Another way to install PostgreSQL is from the source code. This is surprisingly easy actually. Just unpack the tar ball and configure;make;make install. See the PostgreSQL manual for more details.

>From now on, I assume that database clusters are located at /home/postgres/data and /home/postgres/standby and are owned by postgres user:

$ initdb -D /home/postgres/data
$ initdb -D /home/postgres/standby

Next add followings to /home/postgres/data/postgresql.conf and /home/postgres/standby/postgresql.conf. "logging_collector" and below are not really relevant to Streaming replication but they are my favorites to make my life easier. You might want to remove "log_statement = 'all'" in production environment however.

hot_standby = on
wal_level = hot_standby
max_wal_senders = 1
logging_collector = on
log_filename = '%A.log'
log_line_prefix = '%p %t '
log_truncate_on_rotation = on
log_statement = 'all'

Add following to /home/postgres/standby/postgresql.conf because we want to run standby PostgreSQL at 5433 port.


port = 5433

Put pg_hba.conf to /home/postgres/data. Of course you need to replace "/some/where/" with actual directory where you downloaded the scripts.

$ cp /some/where/pg_hba.conf /home/postgres/data

Start PostgreSQL primary server.


$ pg_ctl -D /home/postgres/data start

Installing pgpool-II

In this configuration you need to install to-be-released-as-3.1.1 version of pgpool-II. Here is the tar ball.

Do followings as whatever user you like. Typically "postgres" user is preferred. "install-functions.sh" can be downloaded here. Of course you need to replace "/some/where/" with actual directory where you downloaded the scripts.

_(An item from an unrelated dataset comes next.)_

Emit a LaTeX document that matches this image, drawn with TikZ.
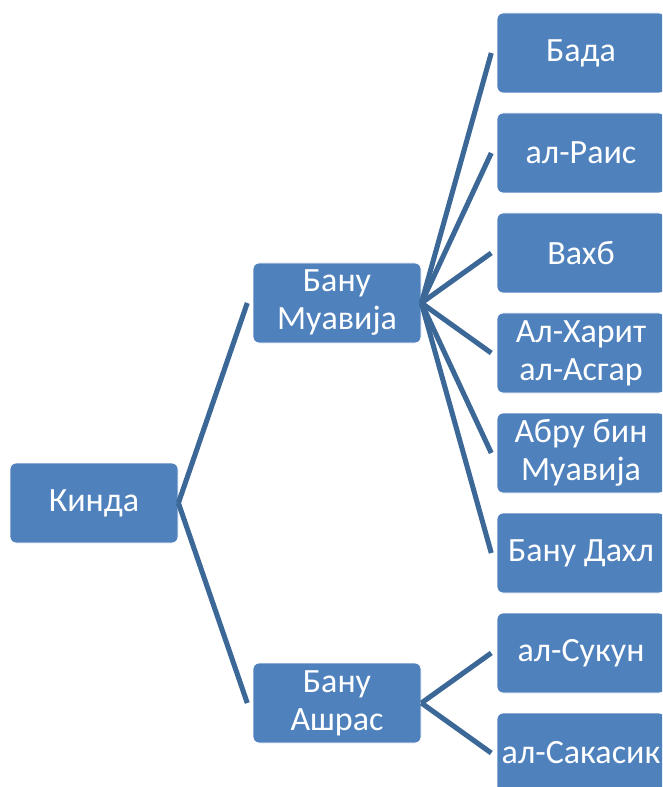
\documentclass[tikz,border=0pt]{standalone}
\usepackage{fontspec}
\setmainfont{Carlito}
\definecolor{boxBlue}{HTML}{4F81BD}
\definecolor{lineBlue}{HTML}{3C6898}
\begin{document}
\begin{tikzpicture}[
    x=0.75pt, y=-0.75pt,
    % 定义统一的方框与连线样式
    box_style/.style={fill=boxBlue, draw=white, line width=0.6pt, rounded corners=4.5pt,
        minimum width=126pt, minimum height=60pt, inner sep=0pt, align=center,
        text=white, font=\fontsize{25.5}{28.5}\selectfont},
    link_style/.style={draw=lineBlue, line width=3.8pt}
]
    \useasboundingbox (0,0) rectangle (662,787);
    \clip (0,0) rectangle (662,787);

    % --- 第一、二层 ---
    \node[box_style] (kinda) at (94,503) {Кинда};
    \node[box_style] (muavija) at (337,303) {Бану\\Муавија};
    \node[box_style] (ashras) at (337,703) {Бану\\Ашрас};
    \draw[link_style] (kinda.east) -- ([xshift=-4pt]muavija.west);
    \draw[link_style] (kinda.east) -- ([xshift=-4pt]ashras.west);

    % --- 第三层 (Бану Муавија) ---
    \foreach \name/\txt [count=\i] in {bada/Бада, rais/ал-Раис, vahb/Вахб,
        harit/{Ал-Харит\\ал-Асгар}, abru/{Абру бин\\Муавија}, dahl/Бану Дахл} {
        \node[box_style] (\name) at (581,-47+100*\i) {\txt};
        \draw[link_style] (muavija.east) -- ([xshift=-4pt]\name.west);
    }

    % --- 第三层 (Бану Ашрас) ---
    \foreach \name/\txt [count=\i] in {sukun/ал-Сукун, sakasik/ал-Сакасик} {
        \node[box_style] (\name) at (581,553+100*\i) {\txt};
        \draw[link_style] (ashras.east) -- ([xshift=-4pt]\name.west);
    }

\end{tikzpicture}
\end{document}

$ tar xfz /some/where/pgpool-II-3.1.1.tar.gz
$ cd pgpool-II-3.1.1
$ ./configure
$ make
$ sudo make install
$ cp /some/where/install-functions.sh .
$ sh install-functions.sh

Next you need to install pgpool-II configuration files. The main configuration file is pgpool.conf. The other one is the pcp.conf. You will need to execute followings as root.

# cp /some/where/pgpool.conf /usr/local/etc
# chown apache /usr/local/etc/pgpool.conf
# cp /some/where/pcp.conf /usr/local/etc
# chown apache /usr/local/etc/pcp.conf

The reason why we execute chown is, pgpoolAdmin need to modify those files. pgpoolAdmin is a PHP script thus executed by Apache. If you have no plan to use pgpoolAdmin(that measn you want to use pcp command line admin tools only), you do not need to execute chown.

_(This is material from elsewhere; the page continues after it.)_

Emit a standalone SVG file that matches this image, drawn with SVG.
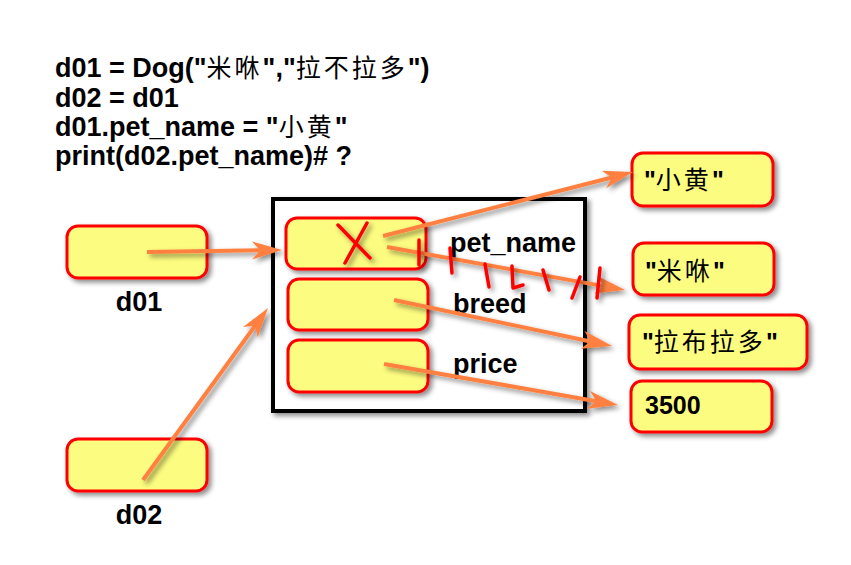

The initial password for "postgres" in the pcp.conf is "pgpoolAdmin". I strongly recommend to change the password immediately after finishing the installation. The new password string can be obtained using pg_md5 command. See the pgpool-II doc for more details.

Install basebackup.sh and pgpool_remote_start, neccessary for online recovery. Note that in pgpool_remote_start the path to pg_ctl command is specified. You might want to change it to an appropriate path according to your PostgreSQL installation.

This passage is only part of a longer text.